By Joanne Bladd www.arabianbusiness.com
Work has resumed on the Dubai Metro after a settlement was reached with a Japanese-led consortium over unpaid bills that total billions of dollars, the Financial Times reported, citing two sources familiar with the situation.
An agreement has been reached between Dubai Roads and Transport Authority (RTA) and the consortium, which includes Obayashi, Mitsubishi Heavy Industries, Mitsubishi and Kajima and a Turkish firm, over disputed payments of about $2-3bn, the paper said.
The consortium received roughly $5.3bn worth of orders to build the metro, with the work starting in 2005. But the actual construction expenses are expected to total almost twice as much, sparking disputes between the two parties over who would fund the added costs.
The group had slowed work on the Metro in January, in a bid to strengthen their hand in negotiations with the government agency.
Construction of the 18 unfinished stations on the main red line and another 18 on the unopened green line restarted on February 7, the paper said, and there is optimism that the whole red line may be able to open in the next few months.
The 52kn Red Line, which runs between Al-Rashidiya and Jebel Ali, launched on September 9 with just 10 of its 29 stations open.
The remaining 19 stations were scheduled to open this month.
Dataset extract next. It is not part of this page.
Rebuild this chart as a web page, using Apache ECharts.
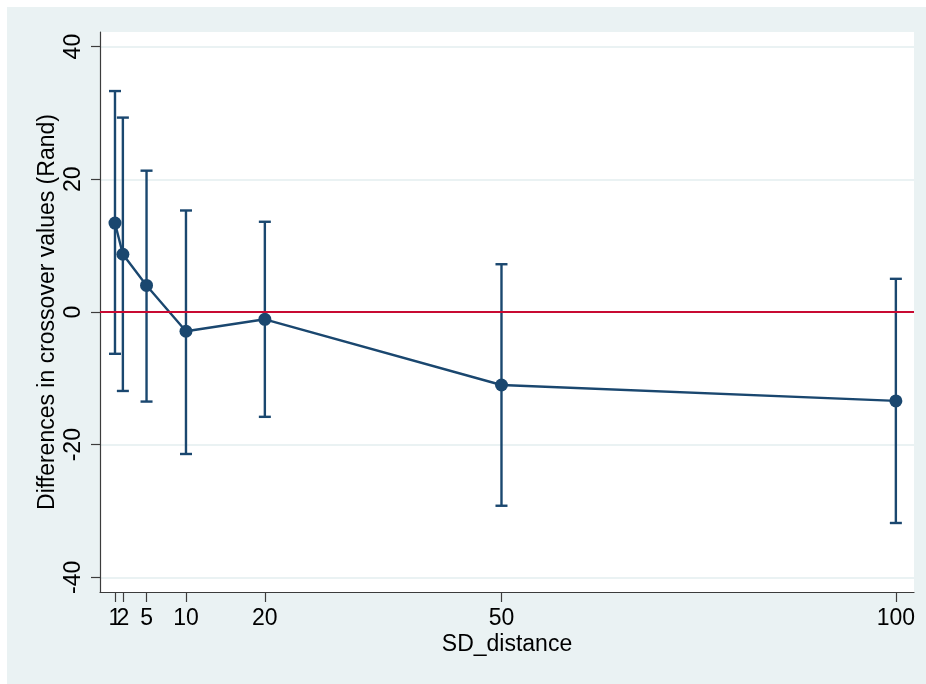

Only the Dubai Mall station has, to date, met this deadline.
The 22.5km Green Line, which spans 18 stations between Deira and Bur Dubai, remains under construction.
In January, an official from Obayashi Corp, which is working on both the Green and Red lines told Arabian Business the delay in construction work was a deliberate tactic.
“We have been in negotiations for a long time. The slowdown is part of the strategy,” the official said.